To avoid situations of deduction without inclusion, the Draft Law tends to align the treatment of an insurance company's technical provisions with the treatment of excluded dividends and excluded capital gains or losses which these technical provisions relate to from an economic point of view. This means that these technical provisions, which have their origin in investments made by the insurance company on behalf of policyholders, are not allowed as expenses in the calculation of the insurance company's allowable profit or loss. 

Entry into force and next steps 

Since the Draft Law mainly introduces clarifying provisions so as to guide taxpayers on how to interpret and apply rules which are already in force and should not, as such, introduce changes to the rules in place, the entry into force of the Draft law is aligned to the one of the Pillar Two Law and provides that the new provisions would apply to tax years starting on or after 31 December 2023. 

In this regard, the Agreed Administrative Guidance introduced by the Draft Law was all approved and published by the OECD before the Pillar Two Law came into force, so taxpayers already had access to them. Finally, the draft law related to the Pillar Two Law already expressly referred to them. 
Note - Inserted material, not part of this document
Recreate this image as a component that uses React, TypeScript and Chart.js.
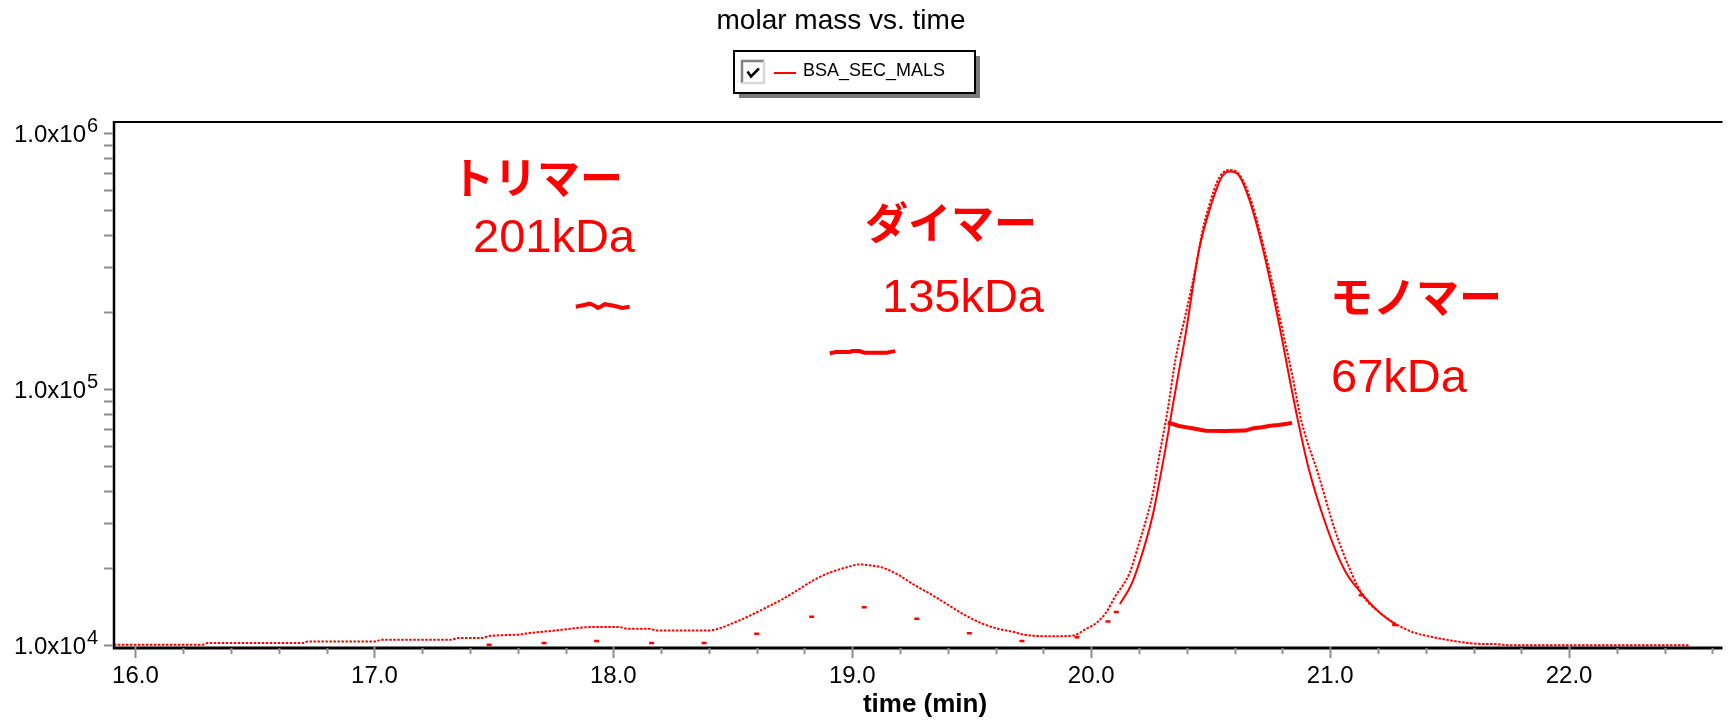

While the Draft Law may be subject to amendments over the legislative process notably to incorporate the 17 June 2024 OECD guidance, given that it incorporates clarifications and interpretations agreed upon at OECD level, there will probably be no major amendments of the Draft Law. Still, it can be expected that the Pillar Two Law will have to be amended again in the future, since the OECD guidance is still being developed and the fourth administrative guidance of the Inclusive Framework for implementation of the global minimum tax under Pillar Two has just been released. 

In the meantime, taxpayers should closely follow these developments at OECD level and also any additional guidance provided by the Luxembourg tax authorities by means of developments of their FAQ released on 25 March 2024. In any case, incorporating the interpretations and clarifications agreed upon at OECD level is positive as it provides more legal certainty to taxpayers. 

Based on the Transitional Qualification Mechanism Luxembourg also has to self-certify that the Pillar Two Law as amended by the Draft Law aligns with the GloBE rules. This would ensure that no additional top-up tax would effectively be due in another jurisdiction (e.g. of the ultimate parent entity) on the same income which has already been considered under the Luxembourg QDMTT. 

Further, it is worth noting that the most recent OECD guidance also includes specific rules for securitisation vehicles to which the current set of rules was not adopted. It will be interesting to see whether the Luxembourg legislator will include such rules in the Draft Law given the importance of securitisation structures for Luxembourg.